▶ **Exercise directions**: Write out the material exactly, with the pictures left out.

▶ **Data**:

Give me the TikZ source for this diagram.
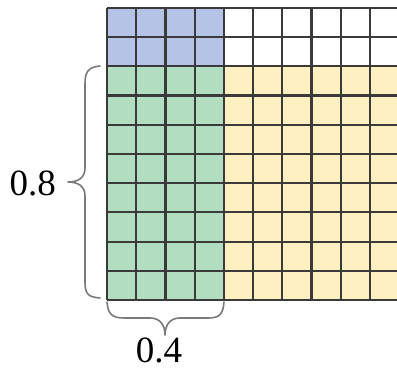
\documentclass[tikz,border=0pt]{standalone}
\usepackage{fontspec}
\setmainfont{Liberation Serif}
\definecolor{cblue}{HTML}{B4C3E6}
\definecolor{cgreen}{HTML}{B2DDC0}
\definecolor{cyellow}{HTML}{FFF0C2}
\definecolor{gline}{HTML}{3A3A3A}
\definecolor{bracec}{HTML}{7A7A7A}
\tikzset{
  gridline/.style={draw=gline, line width=2.2pt},
  bracepath/.style={draw=bracec, line width=1.6pt, line cap=round, line join=round},
  lab/.style={font=\fontsize{37}{37}\selectfont, inner sep=0pt}
}
\begin{document}
\begin{tikzpicture}[x=1pt,y=-1pt]
\useasboundingbox (0,0) rectangle (397,369);
\clip (0,0) rectangle (397,369);
\def\cs{29.2}
% fills
\fill[cblue] (107,8) rectangle ({107+4*\cs},{8+2*\cs});
\fill[white] ({107+4*\cs},8) rectangle ({107+10*\cs},{8+2*\cs});
\fill[cgreen] (107,{8+2*\cs}) rectangle ({107+4*\cs},{8+10*\cs});
\fill[cyellow] ({107+4*\cs},{8+2*\cs}) rectangle ({107+10*\cs},{8+10*\cs});
% grid lines
\foreach \i in {0,...,10} {
  \draw[gridline] ({107+\i*\cs},8) -- ({107+\i*\cs},{8+10*\cs});
  \draw[gridline] (107,{8+\i*\cs}) -- ({107+10*\cs},{8+\i*\cs});
}
% left brace
\coordinate (lt) at (100,66);
\coordinate (lb) at (100,298);
\coordinate (ltip) at (68,182);
\draw[bracepath] (lt) .. controls (88,67) and (85,72) .. (85,84)
  -- (85,168) .. controls (85,178) and (78,182) .. (ltip)
  .. controls (78,182) and (85,186) .. (85,196)
  -- (85,282) .. controls (85,294) and (88,297) .. (lb);
\node[lab, anchor=east] (l08) at (56,183) {0.8};
% bottom brace
\coordinate (bl) at (107,302);
\coordinate (br) at (224,302);
\coordinate (btip) at (165,335);
\draw[bracepath] (bl) .. controls (108,314) and (112,318) .. (124,318)
  -- (150,318) .. controls (160,318) and (165,325) .. (btip)
  .. controls (165,325) and (170,318) .. (180,318)
  -- (208,318) .. controls (220,318) and (223,314) .. (br);
\node[lab, anchor=base] (l04) at (159,362) {0.4};
\end{tikzpicture}
\end{document}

▶ **Response**:
Give me the TikZ source for this diagram.
\documentclass[tikz,border=0pt]{standalone}
\usepackage{fontspec}
\setmainfont{Liberation Serif}
\definecolor{cblue}{HTML}{B4C3E6}
\definecolor{cgreen}{HTML}{B2DDC0}
\definecolor{cyellow}{HTML}{FFF0C2}
\definecolor{gline}{HTML}{3A3A3A}
\definecolor{bracec}{HTML}{7A7A7A}
\tikzset{
  gridline/.style={draw=gline, line width=2.2pt},
  bracepath/.style={draw=bracec, line width=1.6pt, line cap=round, line join=round},
  lab/.style={font=\fontsize{37}{37}\selectfont, inner sep=0pt}
}
\begin{document}
\begin{tikzpicture}[x=1pt,y=-1pt]
\useasboundingbox (0,0) rectangle (397,369);
\clip (0,0) rectangle (397,369);
\def\cs{29.2}
% fills
\fill[cblue] (107,8) rectangle ({107+4*\cs},{8+2*\cs});
\fill[white] ({107+4*\cs},8) rectangle ({107+10*\cs},{8+2*\cs});
\fill[cgreen] (107,{8+2*\cs}) rectangle ({107+4*\cs},{8+10*\cs});
\fill[cyellow] ({107+4*\cs},{8+2*\cs}) rectangle ({107+10*\cs},{8+10*\cs});
% grid lines
\foreach \i in {0,...,10} {
  \draw[gridline] ({107+\i*\cs},8) -- ({107+\i*\cs},{8+10*\cs});
  \draw[gridline] (107,{8+\i*\cs}) -- ({107+10*\cs},{8+\i*\cs});
}
% left brace
\coordinate (lt) at (100,66);
\coordinate (lb) at (100,298);
\coordinate (ltip) at (68,182);
\draw[bracepath] (lt) .. controls (88,67) and (85,72) .. (85,84)
  -- (85,168) .. controls (85,178) and (78,182) .. (ltip)
  .. controls (78,182) and (85,186) .. (85,196)
  -- (85,282) .. controls (85,294) and (88,297) .. (lb);
\node[lab, anchor=east] (l08) at (56,183) {0.8};
% bottom brace
\coordinate (bl) at (107,302);
\coordinate (br) at (224,302);
\coordinate (btip) at (165,335);
\draw[bracepath] (bl) .. controls (108,314) and (112,318) .. (124,318)
  -- (150,318) .. controls (160,318) and (165,325) .. (btip)
  .. controls (165,325) and (170,318) .. (180,318)
  -- (208,318) .. controls (220,318) and (223,314) .. (br);
\node[lab, anchor=base] (l04) at (159,362) {0.4};
\end{tikzpicture}
\end{document}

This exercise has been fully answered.